Девочка лет десяти, легкая, как перышко, в последний раз бросает взгляд на мутное окно, по которому бегут, струятся мелкие ручьи, оставляя за собой извилистые следы; вздыхает – так не хочется отрываться от той жизни, которую она заприметила и – незаметно для себя – полюбила. Как бабочка, выпорхнула она из темной комнатки, небольшой, но уютной, оставив за плечами у себя узор иного мира…
Неповоротливые тучи медленно тянутся над городом, одна за другой низвергая на него бесчисленные слезы. Отсюда все видится совершенно иным: таким призрачным и игрушечным, ненастоящим – как мираж, как видения заблудшего в пустыне странника. Далекие крыши домов, как панцири неуклюжих черепах, и бледно-зеленые огоньки механической жизни, как обманчивые болотные огни, так неестественно смотрятся среди широты бескрайнего неба, как картина неумелого художника в дешевой и грубой канве.
Где-то далеко громыхнуло. Сиреневатого цвета тучка содрогнулась и, не выдержав, обрушила на далекую землю искрящийся водопад из прозрачных брызг.
Земля все еще виделась, как огромное пятно, будто смешали воедино вязкую глину и пылающие угли костра. Воздух был так чист и приятен – пахло свежестью и силой, молодостью и верой в свою неповторимость. Океан туч, далекие игры незнакомых ребятишек – о, как удивителен их задор и резвость!
– Я обязательно подружусь с ними!
Грозный и заботливый родитель, провожающий в новую, неизведанную жизнь, полную незабываемых приключений, нависал немного сверху, все еще близкий и доступный.
– Ничего!
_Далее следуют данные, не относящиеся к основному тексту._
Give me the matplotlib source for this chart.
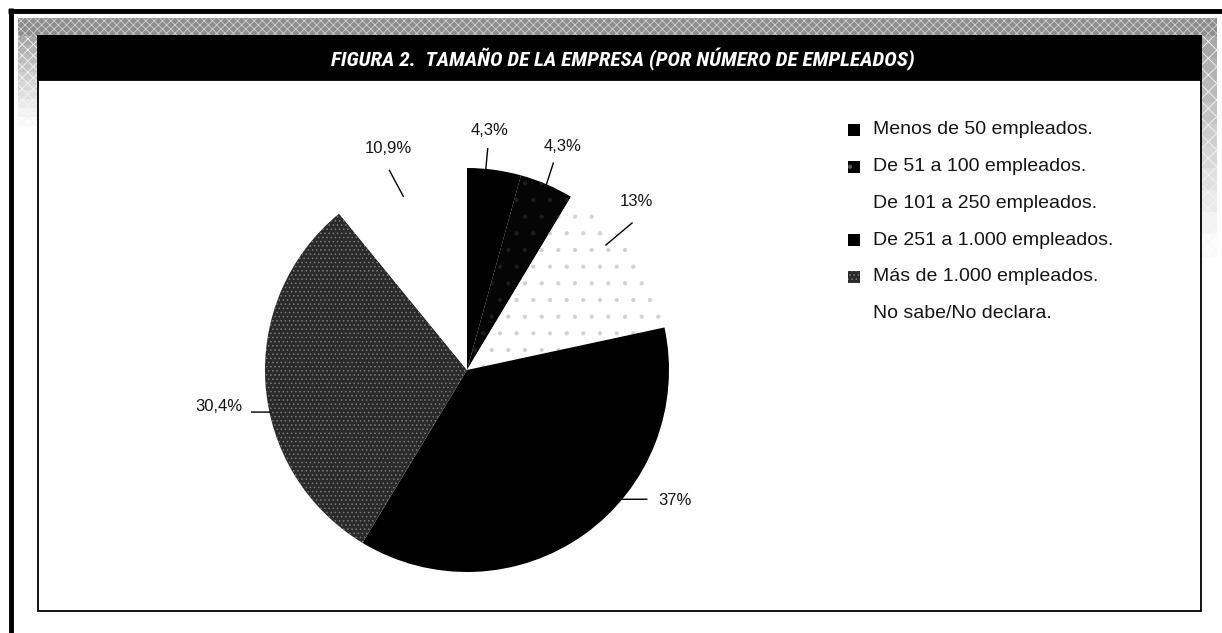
import numpy as np
import matplotlib
matplotlib.use("Agg")
import matplotlib.pyplot as plt
from matplotlib.patches import Rectangle
from matplotlib import font_manager as fm

# data
categories = ["Menos de 50 empleados.", "De 51 a 100 empleados.",
              "De 101 a 250 empleados.", "De 251 a 1.000 empleados.",
              "Más de 1.000 empleados.", "No sabe/No declara."]
shares = [4.3, 4.3, 13.0, 37.0, 30.4, 10.9]
share_labels = ["4,3%", "4,3%", "13%", "37%", "30,4%", "10,9%"]
title = "FIGURA 2.  TAMAÑO DE LA EMPRESA (POR NÚMERO DE EMPLEADOS)"

# styles per slice (fill, hatch, hatch colour)
fills = ["#000000", "#050505", "#ffffff", "#000000", "#2a2a2a", "#ffffff"]
hatches = [None, ".", ".", None, "....", None]
hatch_cols = ["#000000", "#1e1e1e", "#d2d2d2", "#000000", "#7a7a7a", "#ffffff"]
key_hatch_cols = ["#000000", "#5a5a5a", "#ffffff", "#000000", "#7a7a7a", "#ffffff"]
show_key = [True, True, False, True, True, False]

# label layout: angle shifts from slice middle (deg) for the two leader ends and text
lead_shift = [(-2.4, -2.4), (0.0, -0.6), (-6.4, -6.1), (-14.6, -18.8), (-8.0, -7.0), (-0.5, -1.6)]
lead_r = [(0.99, 1.10), (0.985, 1.11), (0.925, 1.094), (0.998, 1.096), (0.998, 1.086), (0.916, 1.06)]
text_shift = [-2.4, -0.2, -9.1, -22.4, -4.4, 0.0]
text_r = [1.19, 1.205, 1.183, 1.214, 1.242, 1.163]

W, H = 1222, 633
cx, cy, R = 467, 370, 202

plt.rcParams["hatch.linewidth"] = 0.6
names = {f.name for f in fm.fontManager.ttflist}
title_font = "Roboto"
for cand in ["Liberation Sans Narrow", "DejaVu Sans Condensed", "Roboto Condensed", "Arial Narrow"]:
    if cand in names:
        title_font = cand
        break
body_font = "Liberation Sans"

fig = plt.figure(figsize=(W / 100, H / 100), dpi=100)
fig.patch.set_facecolor("white")

# frame drawn in pixel coordinates
bg = fig.add_axes([0, 0, 1, 1])
bg.set_xlim(0, W)
bg.set_ylim(H, 0)
bg.axis("off")

bg.add_patch(Rectangle((18, 18), 1199, 20, facecolor="#8e8e8e", hatch="xxxx",
                       edgecolor="#d0d0d0", linewidth=0))
# side strips fade out downwards
steps = 10
for k in range(steps):
    g = 0.66 + 0.33 * k / (steps - 1)
    shade = (g, g, g)
    bg.add_patch(Rectangle((18, 36 + k * 9), 20, 9.5, facecolor=shade, hatch="xxx",
                           edgecolor="#f4f4f4", linewidth=0))
    bg.add_patch(Rectangle((1201, 36 + k * 22), 16, 22.5, facecolor=shade, hatch="xx",
                           edgecolor="#f6f6f6", linewidth=0))
bg.add_patch(Rectangle((37, 35), 1165, 46, facecolor="black", linewidth=0))
bg.add_patch(Rectangle((38, 80), 1163, 531, facecolor="white",
                       edgecolor="black", linewidth=1.3))
bg.plot([8, W], [10.5, 10.5], color="black", linewidth=3.5, solid_capstyle="butt")
bg.plot([10.5, 10.5], [8, H], color="black", linewidth=3.5, solid_capstyle="butt")

bg.text(623, 59, title, color="white", fontsize=15.4, fontweight="bold",
        fontstyle="italic", family=title_font, ha="center", va="center")

# legend
for i, (name, col) in enumerate(zip(categories, fills)):
    y = 130 + i * 36.7
    if show_key[i]:
        bg.add_patch(Rectangle((848, y - 6), 12, 12, facecolor=col,
                               hatch=hatches[i], edgecolor=key_hatch_cols[i], linewidth=0))
    bg.text(873, y, name, fontsize=14, family=body_font, ha="left", va="center",
            color="#151515")

# pie in units of its radius
ax = fig.add_axes([0, 0, 1, 1])
wedges, _ = ax.pie(shares, colors=fills, startangle=90, counterclock=False,
                   radius=1.0, wedgeprops=dict(linewidth=0))
for w, hp, hc in zip(wedges, hatches, hatch_cols):
    if hp:
        w.set_hatch(hp)
        w.set_edgecolor(hc)
ax.set_aspect("auto")
ax.set_xlim(-cx / R, (W - cx) / R)
ax.set_ylim(-(H - cy) / R, cy / R)
ax.axis("off")

total = sum(shares)
cum = np.cumsum([0] + shares[:-1])
mids = [(c + s / 2) / total * 360 for c, s in zip(cum, shares)]


def polar(theta, r):
    t = np.radians(theta)
    return r * np.sin(t), r * np.cos(t)


for i, lab in enumerate(share_labels):
    x0, y0 = polar(mids[i] + lead_shift[i][0], lead_r[i][0])
    x1, y1 = polar(mids[i] + lead_shift[i][1], lead_r[i][1])
    ax.plot([x0, x1], [y0, y1], color="black", linewidth=1.0)
    tx, ty = polar(mids[i] + text_shift[i], text_r[i])
    ax.text(tx, ty, lab, fontsize=12, family=body_font, ha="center", va="center",
            color="#151515")

fig.savefig("out.png", dpi=100)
Когда я вырасту – я тоже стану взрослым и большим!
Мир вокруг менялся очень медленно. Время тянулось до бесконечности: кругом было столько нового и незнакомого, и познание его сопровождалось неизменной и чистой, как луч солнца, радостью. Рядом проносились чьи-то лица: одни, влекомые непонятной силой, неслись к цели путешествия быстрей, другие – медленнее. И я, шутя, обгонял их, оставляя позади. Именно тогда ко мне впервые и пришла тревожная мысль: «А какова же цель моего путешествия, куда мы мчимся, пусть и с разной скоростью?» Но она была такой смутной и мимолетной, а чувство самого полета настолько захватывало дух, что ни о чем другом и думать не хотелось. Звенящий смех и яркое ощущение настоящей жизни, ее полноты переполняли меня. До всего остального мне не было дела.
Время летело незаметно. А я стрелой летел вместе с ним. Сколько так продолжалось – не помню, но постепенно стал замечать, что мир меняется: сперва был изумительно волшебным и сказочным, но как-то незаметно это чувство стало покидать меня. Я взрослел, и эта взрослость стала пугать меня. Тогда единственное, чего я страстно желал, было – вернуться назад, остаться маленьким. Я не понимал, чего жизнь от меня требовала, но желание мое только росло. Время текло, и я заметил: сам я как-то уменьшился, съежился, но назад не вернулся ни на йоту – напротив, неодолимая сила все сильней гнала меня вперед, к огромному огненно-глиняному пятну.
Да и воздух сам по себе изменился: дышать в нем становилось все труднее – он пересыхал, как ручеек в пустыне, становился суше и тверже. Так мало того: тысячи каких-то черных, зловещих песчинок стали кружиться в нем – несколько раз я даже больно порезался, пока не стал наблюдательней и не научился уклоняться от них.
Я многого не понимал, а неизвестные огни все приближались. Что-то заструилось в моем сердце, забило ключом и влагой. Во мне родилось горячее желание разобраться: что и почему происходит в моей жизни. Много времени ушло на изучение, наблюдения и размышления. Но оно было потрачено не впустую. Кое-какие тайны полета мне стали приоткрываться. Я заметил, например, как ветер, пусть и слабый, влияет на силу и направление полета – в зависимости от того, какой стороной поворачиваться к нему; если я не мог изменить воздушные потоки, то я мог изменить свое отношение к ним – и я делал это! И поразительным образом жизнь моя менялась: вместе со знанием иная радость стала приходить в мое сердце и стремить душу мою к подвигам. Еще я обратил внимание на то, что сам воздух – неоднороден: в нем есть как бы множество путей – такие своеобразные тоннели, по которым можно устремляться. И я дивным образом увидел: в некоторых из них, если долгое время двигаться по ним, кружили те самые болезненные шарики, о которых пришлось бы больно ударяться, а в других насколько мне хватало, их не было или было меньше, так что оставалась возможность для того, чтоб увернуться – а в этом я каждый раз старался себя все более совершенствовать. Не всякий раз это удавалось, но я не огорчался, а пытался понять: что надо было мне увидеть и понять, чтобы я не столкнулся с этими непонятными силами.